Bulgarian officials deny the bills are anywhere near flawless, but concede they're good enough to fool ultraviolet light detectors, protection pens and other devices - and swindle tens of thousands of unsuspecting consumers worldwide.

"We cannot take off our gloves," said Col. Rumen Milanov, who heads Bulgaria's National Service for Combating Organized Crime. "It's a very closed and secretive society. These criminals are highly skilled and practically invisible."

Police recently raided several clandestine counterfeiting operations in Sofia and in the Black Sea resort town of Varna, arresting 18 suspects and seizing computers, printing presses and more than dlrs 1.4 million in bogus U.S. and euro bills.
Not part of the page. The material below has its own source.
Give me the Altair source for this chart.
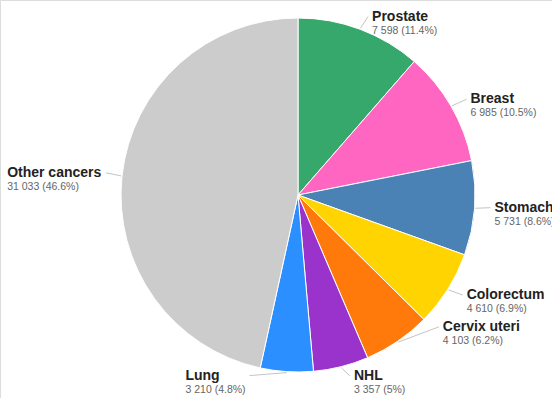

But despite the launch of a new anti-crime task force and the largest crackdown on organized crime since Bulgaria shook off communism in 1989, dozens of counterfeiters are eluding authorities preoccupied with drug traffickers and human smugglers - and with policing their own ranks. Over the past few weeks, 140 officers have been fired for alleged involvement in crime, the Interior Ministry says.

Experts say Bulgarian bill-makers work from remote garages and barns to churn out notes of varying quality, using everything from sophisticated high-pressure presses to household PCs, photo copiers, laser printers and simple fountain pens.

"There are a lot of Bulgarians doing this," said Ivan Bakalov, a free-lance journalist who has written extensively about counterfeiting.

"There's a significant amount of counterfeit money produced here, but it's of relatively low quality," he said. "The equipment needed to make the very best forgeries is almost impossible to obtain. It's easier to get a nuclear weapon than this kind of machine."

That hasn't stopped the fake bills from circulating worldwide.

In August, Greek authorities seized more than dlrs 200,000 in made-in-Bulgaria dlrs 100s. Earlier this year, Wisconsin police arrested a Bulgarian exchange student for allegedly circulating bogus dlrs 100s, and a Bulgarian-born Canadian pleaded guilty to possessing fakes in Maryland in 1999.

The Bulgarians themselves, who've been exposed to funny money ever since bogus coins bearing Alexander the Great's likeness first jingled in the pockets of tunics, are the least likely to be swindled.

Shopkeepers and ordinary citizens, operating in a cash society where credit cards still are not widely used, seem to know instinctively when they've been handed a fake.

"I touch them and feel that something's wrong," said Dora Vidanova, who changes money from a kiosk on one of Sofia's bustling boulevards.

This in a poor country where the ink from an acquaintance's crudely printed business card is apt to rub off on your palm, and where people joke that Bulgarian children are beautiful "because they're the only things we don't make with our hands."

Although Bulgaria is considered a major counterfeiting center, it's not the only country churning out forgeries.

High-quality fakes long have come out of the Arab world, and Colombia, where counterfeiters have perfected a unique technique - bleaching dlrs 1 bills and reprinting them as dlrs 100s - also has emerged as a major player.

But the Bulgarians' ambitious expansion into euro notes has raised the stakes in the war on counterfeiting.

"The dollar is still world money, and that's why the largest producers have focused on it for so long," said Bakalov, the journalist. "Now that the euro is the second-biggest world currency, they'll be concentrating on those more and more."

Milanov, whose investigators work closely with the Secret Service, said the U.S. agency's database is stuffed with examples of Bulgarian knockoff notes.

"We have our informants, but it's not easy to infiltrate these gangs," he said. "Our challenge is to catch them in the act."